Paul goes alone to a theatre in London's West End where a popular show is on. He makes a fuss about changing his booked seat at the box office and is sure he is noticed. He goes to the theatre bar, again making a display, but then circles back and leaves. He intercepts Jack, who is leaving his bridge club, and invites him back to his house for a talk. Paul starts speculating about how he could kill Jack, to get him out of the way. When Jack appears unwell and tries to leave, Paul then says he has poisoned Jack's drink and explains how he will dispose of the body. He tells him his body will never be found. Jack demands to be allowed to leave, but he seems too weak.

Paul says he has already murdered someone the same way: an inconvenient business partner in Montevideo. He explains how he plans to kill Monica. Jack apparently dies, with his last words There's a flaw. After a visit to a club to strengthen his alibi, Paul returns home and puts Jack's body in his car.

Paul drives to the seaside home where Monica and her maid are staying. He lies to Monica saying he is not upset about her being with another man and promises to do what he can to make it happy. He seems to Monica like his old, loving self. Paul needs to drag Jack's body from the car across the beach to a rowing boat and then on to Paul's main boat, while being careful no one is observing. However, once on the boat Jack reveals he is alive after all. He reveals he didn't take the poison, but dumped it while Paul's back was turned. Jack was in intelligence during the war, and in fact has reasoned a superior scheme if he wished to murder Paul. They fight in the cabin and then again on the deck. Paul trips over a rope, knocks his head, and falls in the sea. Jack tries to help him, but Paul has gone. Though it looks as though Jack could have murdered Paul, the police decline to prosecute: Scotland Yard has been on Paul's trail for the poisoning of his business partner in Montevideo.

==Cast==
- John Bentley as Paul Oliveri
- Donald Houston as John (Jack) Millway
- Rona Anderson as Monica Oliveri (née Monica Cruson)
- Tonia Bern as Vera
- Doris Yorke as Mrs. Bower
- J. Trevor Davies as Sir George Bentham
- Cecilia Cavendish as Lady Bentham
- Vera Mechechnie as Nancy
- Ann Sullivan as Enid
- June Dawson as Mrs Kelver
- Langley Howard as Harman
- Gerry Levey as night club singer
- Herbert St. John as theatre manager
- Christine Bocca as box-office girl
- Derek Barnard as commissionaire
- Andrew Leigh as old theatregoer
- Eric Aubrey as young man

== Production ==
The film was produced by Cybex at the old Brighton Film Studios and includes location filming in both London and Shoreham.

== Critical reception ==
The Monthly Film Bulletin said: "Routine crime thriller, with John Bentley and Donald Houston adequately contrasted as the attractive and sinister Oliveri and the reliable Millway. The story has its moments of excitement, although the treatment is far from subtle."
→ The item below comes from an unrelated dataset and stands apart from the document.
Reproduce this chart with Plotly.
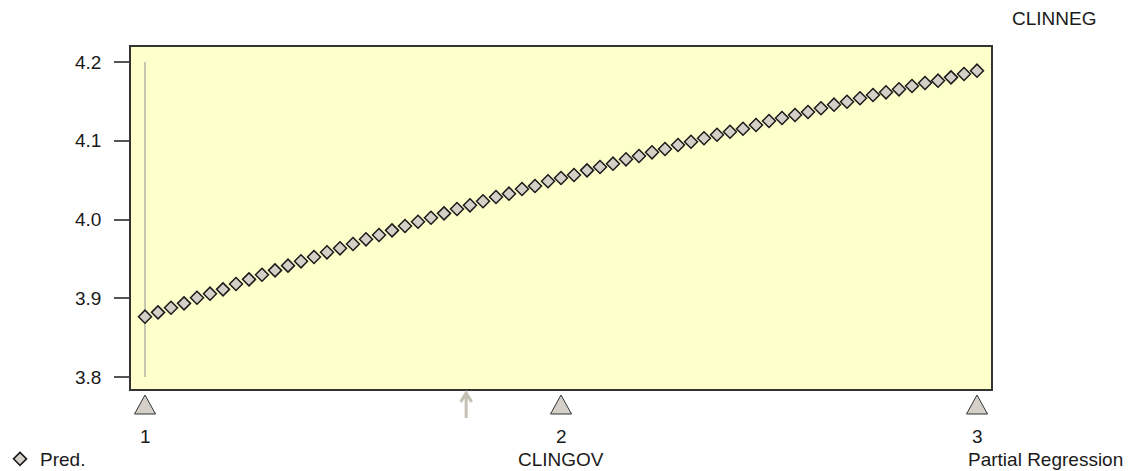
import plotly.graph_objects as go

# ---- data ----
clingov = [1 + k / 32 for k in range(65)]
pred = [3.8766, 3.8821, 3.8880, 3.8935, 3.9007, 3.9058, 3.9113, 3.9181, 3.9240, 3.9299,
        3.9354, 3.9414, 3.9469, 3.9524, 3.9583, 3.9634, 3.9689, 3.9748, 3.9803, 3.9862,
        3.9917, 3.9972, 4.0023, 4.0078, 4.0133, 4.0180, 4.0231, 4.0286, 4.0328, 4.0387,
        4.0425, 4.0485, 4.0527, 4.0565, 4.0624, 4.0667, 4.0709, 4.0764, 4.0806, 4.0853,
        4.0895, 4.0946, 4.0988, 4.1031, 4.1077, 4.1115, 4.1153, 4.1200, 4.1251, 4.1289,
        4.1327, 4.1365, 4.1412, 4.1458, 4.1496, 4.1539, 4.1581, 4.1615, 4.1653, 4.1695,
        4.1733, 4.1763, 4.1805, 4.1848, 4.1890]
x_ticks = [1, 2, 3]
x_tick_labels = ["1", "2", "3"]
y_ticks = [3.8, 3.9, 4.0, 4.1, 4.2]
y_tick_labels = ["3.8", "3.9", "4.0", "4.1", "4.2"]
ref_line_x = 1
ref_line_y = [3.8, 4.2]
clingov_mean = 1.772

FONT = "Liberation Sans, Arial, sans-serif"
TXT = "#1a1a1a"
FS = 19

fig = go.Figure()
fig.add_trace(go.Scatter(x=[ref_line_x, ref_line_x], y=ref_line_y, mode="lines",
                         line=dict(color="#B4B4AA", width=1.5), showlegend=False,
                         hoverinfo="skip"))
fig.add_trace(go.Scatter(x=clingov, y=pred, mode="markers", name="Pred.",
                         marker=dict(symbol="diamond", size=10, color="#D4D0C8",
                                     line=dict(color="#1a1a1a", width=1.5))))

shapes = []
for t in x_ticks:
    shapes.append(dict(type="path", xref="x", yref="paper", xsizemode="pixel",
                       ysizemode="pixel", xanchor=t, yanchor=-25 / 342,
                       path="M -10.5 0 L 10.5 0 L 0 19 Z", fillcolor="#D4D0C8",
                       line=dict(color="#333333", width=1)))
shapes.append(dict(type="path", xref="x", yref="paper", xsizemode="pixel",
                   ysizemode="pixel", xanchor=clingov_mean, yanchor=-29 / 342,
                   path="M 0 0 L 0 24 M -5.5 16 L 0 25 L 5.5 16",
                   line=dict(color="#C4C0B4", width=3)))

annotations = []
for t, lab in zip(x_ticks, x_tick_labels):
    annotations.append(dict(x=t, y=-47.5 / 342, xref="x", yref="paper", text=lab,
                            showarrow=False, xanchor="center", yanchor="middle",
                            font=dict(size=FS, color=TXT, family=FONT)))
annotations.append(dict(x=2, y=-70 / 342, xref="x", yref="paper", text="CLINGOV",
                        showarrow=False, xanchor="center", yanchor="middle",
                        font=dict(size=FS, color=TXT, family=FONT)))
annotations.append(dict(x=(966 - 131) / 860, y=-70 / 342, xref="paper", yref="paper",
                        text="Partial Regression", showarrow=False, xanchor="left",
                        yanchor="middle", font=dict(size=FS, color=TXT, family=FONT)))
annotations.append(dict(x=(1054 - 131) / 860, y=(389 - 18) / 342, xref="paper",
                        yref="paper", text="CLINNEG", showarrow=False, xanchor="center",
                        yanchor="middle", font=dict(size=FS, color=TXT, family=FONT)))

fig.update_layout(
    width=1130, height=471,
    margin=dict(l=131, r=139, t=47, b=82, autoexpand=False),
    paper_bgcolor="white", plot_bgcolor="#FFFFCC",
    font=dict(family=FONT, size=FS, color=TXT),
    shapes=shapes, annotations=annotations,
    showlegend=True,
    legend=dict(x=-131 / 860, y=-70 / 342, xanchor="left", yanchor="middle",
                bgcolor="rgba(0,0,0,0)", font=dict(size=FS, color=TXT, family=FONT)),
    xaxis=dict(range=[1 - 14 / 416, 3 + 14 / 416], showgrid=False, zeroline=False,
               showticklabels=False, ticks="", showline=True, mirror=True,
               linecolor="#333333", linewidth=1.5, automargin=False),
    yaxis=dict(range=[3.8 - 12 / 787.5, 4.2 + 15 / 787.5], showgrid=False,
               zeroline=False, tickvals=y_ticks, ticktext=y_tick_labels,
               ticks="outside", ticklen=15, tickwidth=2, tickcolor="#555555",
               ticklabelstandoff=9, showline=True, mirror=True,
               linecolor="#333333", linewidth=1.5, automargin=False,
               tickfont=dict(size=FS, color=TXT, family=FONT)),
)

fig.write_html("out.html", config={"displayModeBar": False},
               post_script="document.body.style.margin='0';document.body.style.overflow='hidden';")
Kine Weekly wrote: "Polished, yet stoutly carpentered vest-pocket crime melodrama. ... The film keeps moving and gay night club, lush apartment and picturesque seaside backgrounds give colour to its salient situations. John Bentley thoroughly convinces as villain Paul, Donald Houston is a dour John and Rona Anderson looks attractive as the checkered Monica. The dialogue is natural, while the expertly timed scene in which John springs to life paves the way to the salutary and showmanlike finale."

The Radio Times Guide to Films gave the film 1/5 stars, writing: "Director Terence Fisher, best known for his work at Hammer films, does all that can be expected with this ominously titled thriller starring John Bentley. Well-cast as a sinisterly suave racing driver, Bentley easily upstages Donald Houston, who is the lawyer trying to thwart Bentley's plans to bump off his wealthy wife, Rona Anderson. The feeble script betrays the fact this is pure B-fodder, remade from a 1933 film."

In British Sound Films: The Studio Years 1928–1959 David Quinlan rated the film as "mediocre", writing: " Apart from the odd directorial touch and the three stars, very amateurish."